Here is the code, in case the description is not clear:
function log_compare {
# 1 - test_name, 2 - match_count, 3 - regular_expression, 4 - n/p (i.e. negative or positive)

  cd "$FUEGO_LOGS_PATH/${JOB_NAME}/testlogs"
  LOGFILE="${NODE_NAME}.${BUILD_ID}.${BUILD_NUMBER}.log"
  PARSED_LOGFILE="${NODE_NAME}.${BUILD_ID}.${BUILD_NUMBER}.{4}.log"

  if [ -e $LOGFILE ]; then
    current_count=`cat $LOGFILE | grep -E "${3}" 2>&1 | wc -l`
    if [ $current_count -eq $2 ];then
      cat $LOGFILE | grep -E "${3}" | tee "$PARSED_LOGFILE"
      local TMP_P=`diff -u ${WORKSPACE}/../ref_logs/${JOB_NAME}/${1}_${4}.log "$PARSED_LOGFILE" 2>&1`
      if [ $? -ne 0 ];then
        echo -e "\nFuego error reason: Unexpected test log output:\n$TMP_P\n"
        check_create_functional_logrun "test error"
        false
      else
        check_create_functional_logrun "passed"
        true
      fi
    else
      echo -e "\nFuego error reason: Mismatch in expected ($2) and actual ($current_count) pos/neg ($4) results. (pattern: $3)\n"
      check_create_functional_logrun "failed"
      false
    fi
  else
    echo -e "\nFuego error reason: 'logs/${JOB_NAME}/testlogs/$LOGFILE' is missing.\n"
    check_create_functional_logrun "test error"
    false
  fi

  cd -
}

This is called with a line like the following:
   log_compare $TESTNAME, "11", "^Test-.*OK", "p" 
or
  log_compare $TESTNAME, "0", "^Test-.*Failed", "n"

The reason for the match_count is that many tests that Fuego runs have
lots of sub-tests, (LTP being a prime example) and you want to figure out
if you're getting the same number of positive or negative results
that you are expecting.  The match_count is sometimes parameterized, so
that you can tune the system to ignore some failures.

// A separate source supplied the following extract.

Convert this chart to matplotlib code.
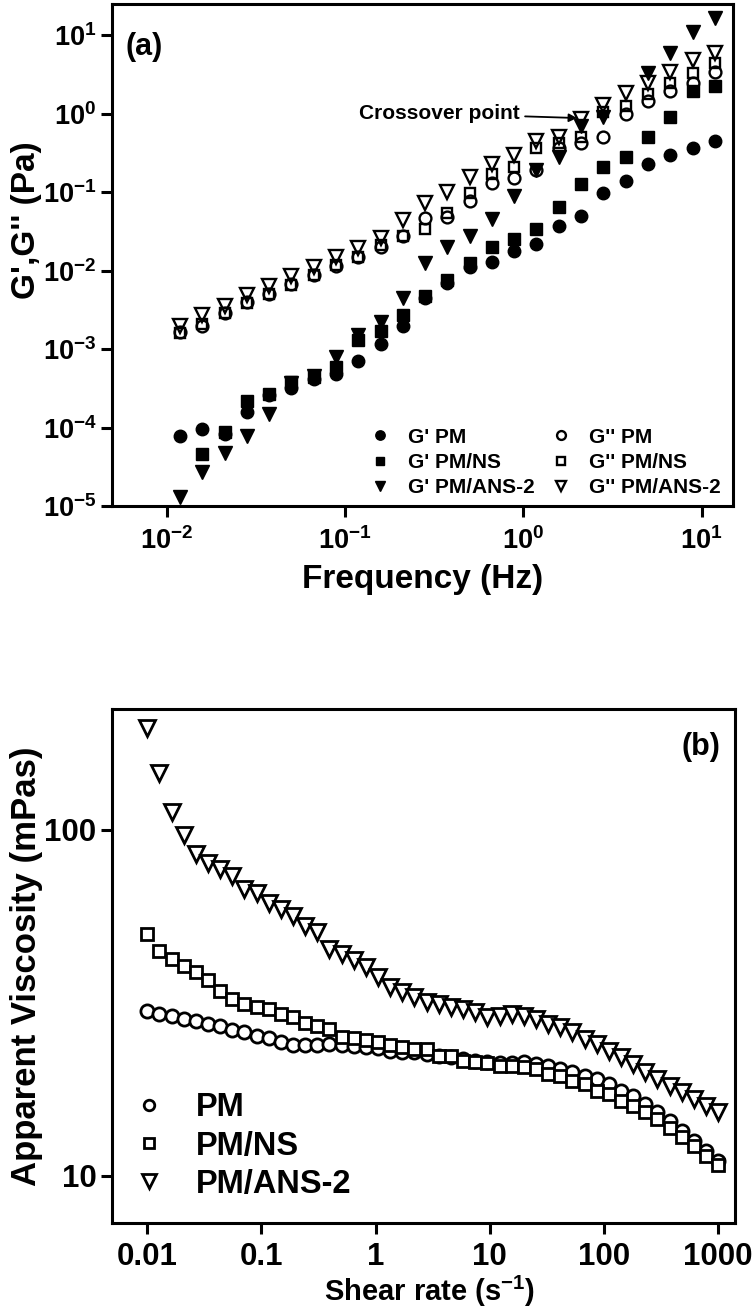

The system ships with <test_name>_p.log and <test_name>_n.log files
(previously filtered log files) for each test.

I think in general you want a system that provides default expected results
while still allowing developers to tune it for individual sub-tests that
fail for some reason on their system.  One of the biggest problems with
tests is that users often don't have a baseline of what they should expect
to see (what is "good" output vs. what actually shows a problem).

'grep -E is <regular_expression>' is about the most basic thing you
can do in terms of parsing a log.  Fuego also includes a python-based
parser to extract out benchmarking data, for use in charting and
threshold regression checking, but that seems like overkill for a first pass
at this with kselftest. (IMHO)

FWIW I'm interested in how this shakes out because I want to wrap kselftest into
Fuego.  I'm not on the list for the summit, but I'd like to stay in the discussion via e-mail.
 -- Tim

[1] http://bird.org/fuego/FrontPage

P.S. by the way, there's a bug in the above log_compare code.  Don't use it directly.